▶ [What this task involves] Restate each line of the listing exactly, without carrying over any pictures.

==============================

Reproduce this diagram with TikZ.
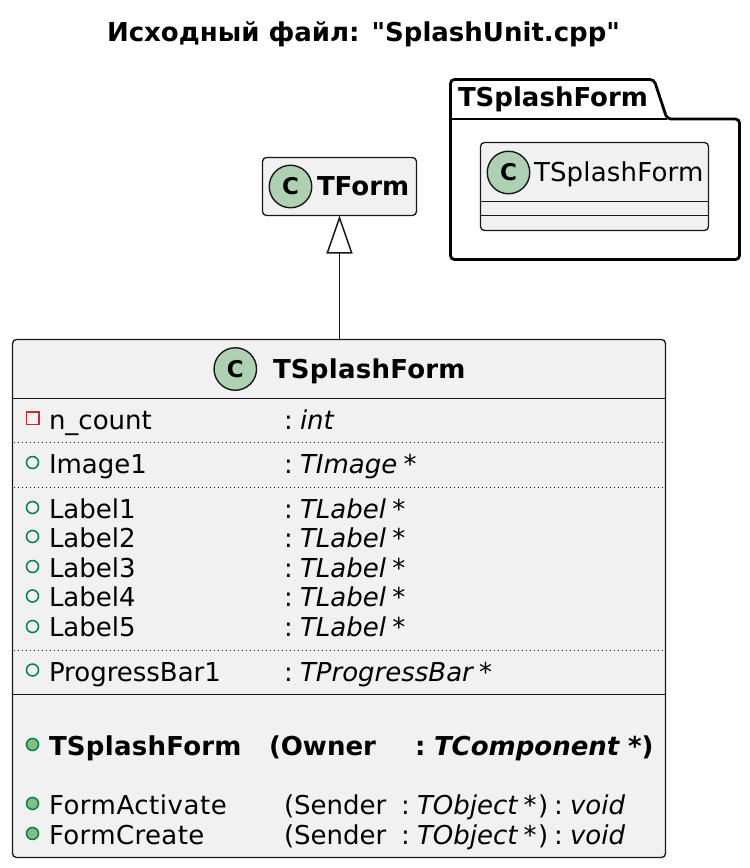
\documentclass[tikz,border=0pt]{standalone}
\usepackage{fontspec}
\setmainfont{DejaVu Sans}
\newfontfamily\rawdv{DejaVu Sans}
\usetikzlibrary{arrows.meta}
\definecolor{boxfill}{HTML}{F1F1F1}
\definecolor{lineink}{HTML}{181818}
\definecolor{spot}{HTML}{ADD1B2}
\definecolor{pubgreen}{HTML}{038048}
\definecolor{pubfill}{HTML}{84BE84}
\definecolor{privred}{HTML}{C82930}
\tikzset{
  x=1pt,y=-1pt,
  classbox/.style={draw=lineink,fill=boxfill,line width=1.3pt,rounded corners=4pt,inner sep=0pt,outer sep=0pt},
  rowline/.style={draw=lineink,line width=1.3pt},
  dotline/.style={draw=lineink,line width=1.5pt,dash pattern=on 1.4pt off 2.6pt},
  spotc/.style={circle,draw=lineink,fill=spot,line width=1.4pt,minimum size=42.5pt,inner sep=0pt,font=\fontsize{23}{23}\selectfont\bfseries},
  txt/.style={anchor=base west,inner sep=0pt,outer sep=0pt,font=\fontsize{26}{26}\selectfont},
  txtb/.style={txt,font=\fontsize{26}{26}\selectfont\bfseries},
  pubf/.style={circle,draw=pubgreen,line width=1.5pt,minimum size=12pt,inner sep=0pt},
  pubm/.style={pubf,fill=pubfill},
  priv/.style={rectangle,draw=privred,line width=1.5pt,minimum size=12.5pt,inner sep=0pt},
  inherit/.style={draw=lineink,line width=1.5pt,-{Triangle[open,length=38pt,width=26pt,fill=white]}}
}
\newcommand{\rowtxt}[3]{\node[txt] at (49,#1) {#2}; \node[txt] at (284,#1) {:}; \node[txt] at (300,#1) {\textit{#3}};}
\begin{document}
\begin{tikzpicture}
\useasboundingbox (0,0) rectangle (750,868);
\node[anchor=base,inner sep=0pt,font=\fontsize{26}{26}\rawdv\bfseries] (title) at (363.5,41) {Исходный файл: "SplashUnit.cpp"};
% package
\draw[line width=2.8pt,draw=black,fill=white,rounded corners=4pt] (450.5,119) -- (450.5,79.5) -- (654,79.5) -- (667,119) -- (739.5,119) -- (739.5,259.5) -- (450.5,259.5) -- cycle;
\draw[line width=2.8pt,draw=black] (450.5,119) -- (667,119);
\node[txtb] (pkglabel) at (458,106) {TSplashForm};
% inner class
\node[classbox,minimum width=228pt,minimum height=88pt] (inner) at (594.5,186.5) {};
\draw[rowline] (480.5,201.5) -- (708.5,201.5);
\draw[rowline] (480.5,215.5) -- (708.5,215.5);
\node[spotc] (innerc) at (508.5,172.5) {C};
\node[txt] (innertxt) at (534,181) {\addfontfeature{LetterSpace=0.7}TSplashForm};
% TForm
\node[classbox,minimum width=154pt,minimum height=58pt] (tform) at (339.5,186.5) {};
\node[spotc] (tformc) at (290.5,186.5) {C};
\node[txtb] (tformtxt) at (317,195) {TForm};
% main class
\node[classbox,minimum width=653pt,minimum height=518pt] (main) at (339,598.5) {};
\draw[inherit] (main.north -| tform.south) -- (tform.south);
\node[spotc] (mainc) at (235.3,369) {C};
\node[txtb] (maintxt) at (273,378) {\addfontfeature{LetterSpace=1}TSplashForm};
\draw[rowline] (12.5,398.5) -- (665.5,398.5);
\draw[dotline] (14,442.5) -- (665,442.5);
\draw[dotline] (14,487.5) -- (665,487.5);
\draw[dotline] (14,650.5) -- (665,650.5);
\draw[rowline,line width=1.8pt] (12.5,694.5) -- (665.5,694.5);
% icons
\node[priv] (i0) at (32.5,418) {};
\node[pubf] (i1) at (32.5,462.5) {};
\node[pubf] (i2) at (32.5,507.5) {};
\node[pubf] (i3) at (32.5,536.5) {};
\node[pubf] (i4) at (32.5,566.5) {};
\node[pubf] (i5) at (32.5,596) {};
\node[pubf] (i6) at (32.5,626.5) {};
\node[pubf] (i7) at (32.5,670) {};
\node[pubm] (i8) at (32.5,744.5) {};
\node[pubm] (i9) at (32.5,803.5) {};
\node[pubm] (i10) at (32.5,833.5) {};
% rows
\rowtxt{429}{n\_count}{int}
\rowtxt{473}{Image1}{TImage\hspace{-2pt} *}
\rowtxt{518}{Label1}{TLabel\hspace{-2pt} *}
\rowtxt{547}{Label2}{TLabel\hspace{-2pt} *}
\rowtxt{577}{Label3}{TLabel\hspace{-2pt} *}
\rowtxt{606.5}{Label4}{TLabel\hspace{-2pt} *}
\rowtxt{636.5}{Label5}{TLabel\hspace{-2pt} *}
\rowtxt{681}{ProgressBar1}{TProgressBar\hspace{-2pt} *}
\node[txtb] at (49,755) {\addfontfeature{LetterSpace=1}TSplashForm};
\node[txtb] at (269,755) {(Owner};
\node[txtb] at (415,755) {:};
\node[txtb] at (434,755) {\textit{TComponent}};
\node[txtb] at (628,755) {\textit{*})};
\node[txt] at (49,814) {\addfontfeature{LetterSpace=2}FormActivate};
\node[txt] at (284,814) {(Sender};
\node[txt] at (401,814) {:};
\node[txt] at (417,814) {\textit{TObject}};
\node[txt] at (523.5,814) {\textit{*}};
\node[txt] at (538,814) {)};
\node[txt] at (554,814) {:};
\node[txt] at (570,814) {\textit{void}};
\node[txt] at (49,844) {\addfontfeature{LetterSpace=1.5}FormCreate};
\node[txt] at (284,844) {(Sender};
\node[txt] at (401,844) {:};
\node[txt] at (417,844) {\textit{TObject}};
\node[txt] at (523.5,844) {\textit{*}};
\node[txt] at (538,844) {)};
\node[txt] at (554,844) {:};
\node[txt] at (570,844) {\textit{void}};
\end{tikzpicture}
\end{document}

==============================

▶ [Output]
Reproduce this diagram with TikZ.
\documentclass[tikz,border=0pt]{standalone}
\usepackage{fontspec}
\setmainfont{DejaVu Sans}
\newfontfamily\rawdv{DejaVu Sans}
\usetikzlibrary{arrows.meta}
\definecolor{boxfill}{HTML}{F1F1F1}
\definecolor{lineink}{HTML}{181818}
\definecolor{spot}{HTML}{ADD1B2}
\definecolor{pubgreen}{HTML}{038048}
\definecolor{pubfill}{HTML}{84BE84}
\definecolor{privred}{HTML}{C82930}
\tikzset{
  x=1pt,y=-1pt,
  classbox/.style={draw=lineink,fill=boxfill,line width=1.3pt,rounded corners=4pt,inner sep=0pt,outer sep=0pt},
  rowline/.style={draw=lineink,line width=1.3pt},
  dotline/.style={draw=lineink,line width=1.5pt,dash pattern=on 1.4pt off 2.6pt},
  spotc/.style={circle,draw=lineink,fill=spot,line width=1.4pt,minimum size=42.5pt,inner sep=0pt,font=\fontsize{23}{23}\selectfont\bfseries},
  txt/.style={anchor=base west,inner sep=0pt,outer sep=0pt,font=\fontsize{26}{26}\selectfont},
  txtb/.style={txt,font=\fontsize{26}{26}\selectfont\bfseries},
  pubf/.style={circle,draw=pubgreen,line width=1.5pt,minimum size=12pt,inner sep=0pt},
  pubm/.style={pubf,fill=pubfill},
  priv/.style={rectangle,draw=privred,line width=1.5pt,minimum size=12.5pt,inner sep=0pt},
  inherit/.style={draw=lineink,line width=1.5pt,-{Triangle[open,length=38pt,width=26pt,fill=white]}}
}
\newcommand{\rowtxt}[3]{\node[txt] at (49,#1) {#2}; \node[txt] at (284,#1) {:}; \node[txt] at (300,#1) {\textit{#3}};}
\begin{document}
\begin{tikzpicture}
\useasboundingbox (0,0) rectangle (750,868);
\node[anchor=base,inner sep=0pt,font=\fontsize{26}{26}\rawdv\bfseries] (title) at (363.5,41) {Исходный файл: "SplashUnit.cpp"};
% package
\draw[line width=2.8pt,draw=black,fill=white,rounded corners=4pt] (450.5,119) -- (450.5,79.5) -- (654,79.5) -- (667,119) -- (739.5,119) -- (739.5,259.5) -- (450.5,259.5) -- cycle;
\draw[line width=2.8pt,draw=black] (450.5,119) -- (667,119);
\node[txtb] (pkglabel) at (458,106) {TSplashForm};
% inner class
\node[classbox,minimum width=228pt,minimum height=88pt] (inner) at (594.5,186.5) {};
\draw[rowline] (480.5,201.5) -- (708.5,201.5);
\draw[rowline] (480.5,215.5) -- (708.5,215.5);
\node[spotc] (innerc) at (508.5,172.5) {C};
\node[txt] (innertxt) at (534,181) {\addfontfeature{LetterSpace=0.7}TSplashForm};
% TForm
\node[classbox,minimum width=154pt,minimum height=58pt] (tform) at (339.5,186.5) {};
\node[spotc] (tformc) at (290.5,186.5) {C};
\node[txtb] (tformtxt) at (317,195) {TForm};
% main class
\node[classbox,minimum width=653pt,minimum height=518pt] (main) at (339,598.5) {};
\draw[inherit] (main.north -| tform.south) -- (tform.south);
\node[spotc] (mainc) at (235.3,369) {C};
\node[txtb] (maintxt) at (273,378) {\addfontfeature{LetterSpace=1}TSplashForm};
\draw[rowline] (12.5,398.5) -- (665.5,398.5);
\draw[dotline] (14,442.5) -- (665,442.5);
\draw[dotline] (14,487.5) -- (665,487.5);
\draw[dotline] (14,650.5) -- (665,650.5);
\draw[rowline,line width=1.8pt] (12.5,694.5) -- (665.5,694.5);
% icons
\node[priv] (i0) at (32.5,418) {};
\node[pubf] (i1) at (32.5,462.5) {};
\node[pubf] (i2) at (32.5,507.5) {};
\node[pubf] (i3) at (32.5,536.5) {};
\node[pubf] (i4) at (32.5,566.5) {};
\node[pubf] (i5) at (32.5,596) {};
\node[pubf] (i6) at (32.5,626.5) {};
\node[pubf] (i7) at (32.5,670) {};
\node[pubm] (i8) at (32.5,744.5) {};
\node[pubm] (i9) at (32.5,803.5) {};
\node[pubm] (i10) at (32.5,833.5) {};
% rows
\rowtxt{429}{n\_count}{int}
\rowtxt{473}{Image1}{TImage\hspace{-2pt} *}
\rowtxt{518}{Label1}{TLabel\hspace{-2pt} *}
\rowtxt{547}{Label2}{TLabel\hspace{-2pt} *}
\rowtxt{577}{Label3}{TLabel\hspace{-2pt} *}
\rowtxt{606.5}{Label4}{TLabel\hspace{-2pt} *}
\rowtxt{636.5}{Label5}{TLabel\hspace{-2pt} *}
\rowtxt{681}{ProgressBar1}{TProgressBar\hspace{-2pt} *}
\node[txtb] at (49,755) {\addfontfeature{LetterSpace=1}TSplashForm};
\node[txtb] at (269,755) {(Owner};
\node[txtb] at (415,755) {:};
\node[txtb] at (434,755) {\textit{TComponent}};
\node[txtb] at (628,755) {\textit{*})};
\node[txt] at (49,814) {\addfontfeature{LetterSpace=2}FormActivate};
\node[txt] at (284,814) {(Sender};
\node[txt] at (401,814) {:};
\node[txt] at (417,814) {\textit{TObject}};
\node[txt] at (523.5,814) {\textit{*}};
\node[txt] at (538,814) {)};
\node[txt] at (554,814) {:};
\node[txt] at (570,814) {\textit{void}};
\node[txt] at (49,844) {\addfontfeature{LetterSpace=1.5}FormCreate};
\node[txt] at (284,844) {(Sender};
\node[txt] at (401,844) {:};
\node[txt] at (417,844) {\textit{TObject}};
\node[txt] at (523.5,844) {\textit{*}};
\node[txt] at (538,844) {)};
\node[txt] at (554,844) {:};
\node[txt] at (570,844) {\textit{void}};
\end{tikzpicture}
\end{document}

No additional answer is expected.